##### Task material #####

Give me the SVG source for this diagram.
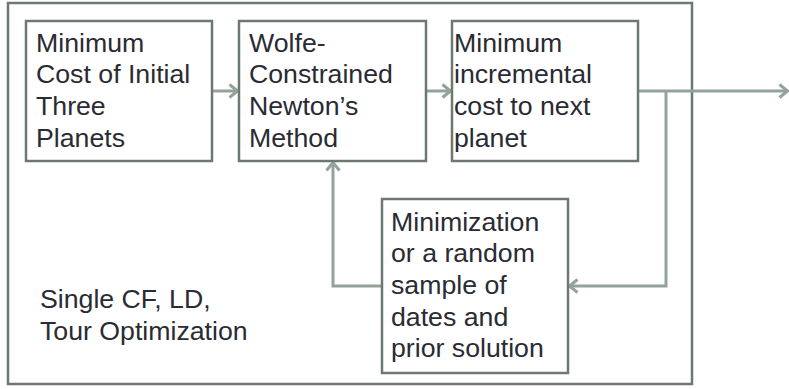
<svg xmlns="http://www.w3.org/2000/svg" width="789" height="389" viewBox="0 0 789 389">
  <style>
    .frame { fill: #ffffff; stroke: #6c7870; stroke-width: 2.5; }
    .box { fill: #ffffff; stroke: #6c7870; stroke-width: 2.5; }
    .label { font-family: "Liberation Sans", Arial, sans-serif; font-size: 26.7px; fill: #2a2b33; }
    .wire { fill: none; stroke: #93a39a; stroke-width: 3; }
  </style>
  <defs>
    <marker id="chev" viewBox="0 0 11 16" refX="10" refY="8" markerWidth="11" markerHeight="16" markerUnits="userSpaceOnUse" orient="auto">
      <path d="M1.5,1.5 L9.5,8 L1.5,14.5" fill="none" stroke="#93a39a" stroke-width="3"/>
    </marker>
  </defs>

  <!-- enclosing frame -->
  <g id="frame">
    <rect class="frame" x="8" y="3" width="684" height="381"/>
    <text class="label" x="40" y="308">Single CF, LD,</text>
    <text class="label" x="40" y="340">Tour Optimization</text>
  </g>

  <!-- connectors -->
  <g id="connectors">
    <line class="wire" x1="213" y1="91" x2="238" y2="91" marker-end="url(#chev)"/>
    <line class="wire" x1="426" y1="91" x2="451" y2="91" marker-end="url(#chev)"/>
    <line class="wire" x1="639" y1="91" x2="788" y2="91" marker-end="url(#chev)"/>
    <polyline class="wire" points="666,91 666,286 569,286" marker-end="url(#chev)"/>
    <polyline class="wire" points="381,286 333,286 333,162" marker-end="url(#chev)"/>
  </g>

  <g id="node-initial">
    <rect class="box" x="26" y="21" width="186" height="140"/>
    <text class="label" x="36" y="52">Minimum</text>
    <text class="label" x="36" y="83">Cost of Initial</text>
    <text class="label" x="36" y="115">Three</text>
    <text class="label" x="36" y="147">Planets</text>
  </g>

  <g id="node-newton">
    <rect class="box" x="239" y="21" width="187" height="140"/>
    <text class="label" x="249" y="52">Wolfe-</text>
    <text class="label" x="249" y="83">Constrained</text>
    <text class="label" x="249" y="115">Newton’s</text>
    <text class="label" x="249" y="147">Method</text>
  </g>

  <g id="node-incremental">
    <rect class="box" x="452" y="21" width="186" height="140"/>
    <text class="label" x="454" y="52">Minimum</text>
    <text class="label" x="454" y="83">incremental</text>
    <text class="label" x="454" y="115">cost to next</text>
    <text class="label" x="454" y="147">planet</text>
  </g>

  <g id="node-sampling">
    <rect class="box" x="382" y="199" width="186" height="174"/>
    <text class="label" x="391" y="231">Minimization</text>
    <text class="label" x="391" y="262">or a random</text>
    <text class="label" x="391" y="294">sample of</text>
    <text class="label" x="391" y="326">dates and</text>
    <text class="label" x="391" y="357">prior solution</text>
  </g>
</svg>
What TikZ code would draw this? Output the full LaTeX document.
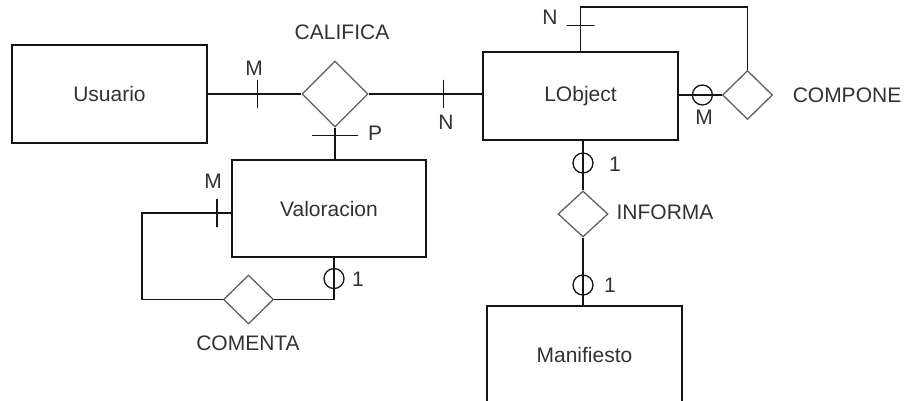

#####

- Problem statement -
Exclude the pictures and repeat every other part of the records word for word.

- Exercise output -
Give me the SVG source for this diagram.
<svg xmlns="http://www.w3.org/2000/svg" width="789" height="389" viewBox="0 0 789 389">
  <style>
    .frame { fill: #ffffff; stroke: #6c7870; stroke-width: 2.5; }
    .box { fill: #ffffff; stroke: #6c7870; stroke-width: 2.5; }
    .label { font-family: "Liberation Sans", Arial, sans-serif; font-size: 26.7px; fill: #2a2b33; }
    .wire { fill: none; stroke: #93a39a; stroke-width: 3; }
  </style>
  <defs>
    <marker id="chev" viewBox="0 0 11 16" refX="10" refY="8" markerWidth="11" markerHeight="16" markerUnits="userSpaceOnUse" orient="auto">
      <path d="M1.5,1.5 L9.5,8 L1.5,14.5" fill="none" stroke="#93a39a" stroke-width="3"/>
    </marker>
  </defs>

  <!-- enclosing frame -->
  <g id="frame">
    <rect class="frame" x="8" y="3" width="684" height="381"/>
    <text class="label" x="40" y="308">Single CF, LD,</text>
    <text class="label" x="40" y="340">Tour Optimization</text>
  </g>

  <!-- connectors -->
  <g id="connectors">
    <line class="wire" x1="213" y1="91" x2="238" y2="91" marker-end="url(#chev)"/>
    <line class="wire" x1="426" y1="91" x2="451" y2="91" marker-end="url(#chev)"/>
    <line class="wire" x1="639" y1="91" x2="788" y2="91" marker-end="url(#chev)"/>
    <polyline class="wire" points="666,91 666,286 569,286" marker-end="url(#chev)"/>
    <polyline class="wire" points="381,286 333,286 333,162" marker-end="url(#chev)"/>
  </g>

  <g id="node-initial">
    <rect class="box" x="26" y="21" width="186" height="140"/>
    <text class="label" x="36" y="52">Minimum</text>
    <text class="label" x="36" y="83">Cost of Initial</text>
    <text class="label" x="36" y="115">Three</text>
    <text class="label" x="36" y="147">Planets</text>
  </g>

  <g id="node-newton">
    <rect class="box" x="239" y="21" width="187" height="140"/>
    <text class="label" x="249" y="52">Wolfe-</text>
    <text class="label" x="249" y="83">Constrained</text>
    <text class="label" x="249" y="115">Newton’s</text>
    <text class="label" x="249" y="147">Method</text>
  </g>

  <g id="node-incremental">
    <rect class="box" x="452" y="21" width="186" height="140"/>
    <text class="label" x="454" y="52">Minimum</text>
    <text class="label" x="454" y="83">incremental</text>
    <text class="label" x="454" y="115">cost to next</text>
    <text class="label" x="454" y="147">planet</text>
  </g>

  <g id="node-sampling">
    <rect class="box" x="382" y="199" width="186" height="174"/>
    <text class="label" x="391" y="231">Minimization</text>
    <text class="label" x="391" y="262">or a random</text>
    <text class="label" x="391" y="294">sample of</text>
    <text class="label" x="391" y="326">dates and</text>
    <text class="label" x="391" y="357">prior solution</text>
  </g>
</svg>
What TikZ code would draw this? Output the full LaTeX document.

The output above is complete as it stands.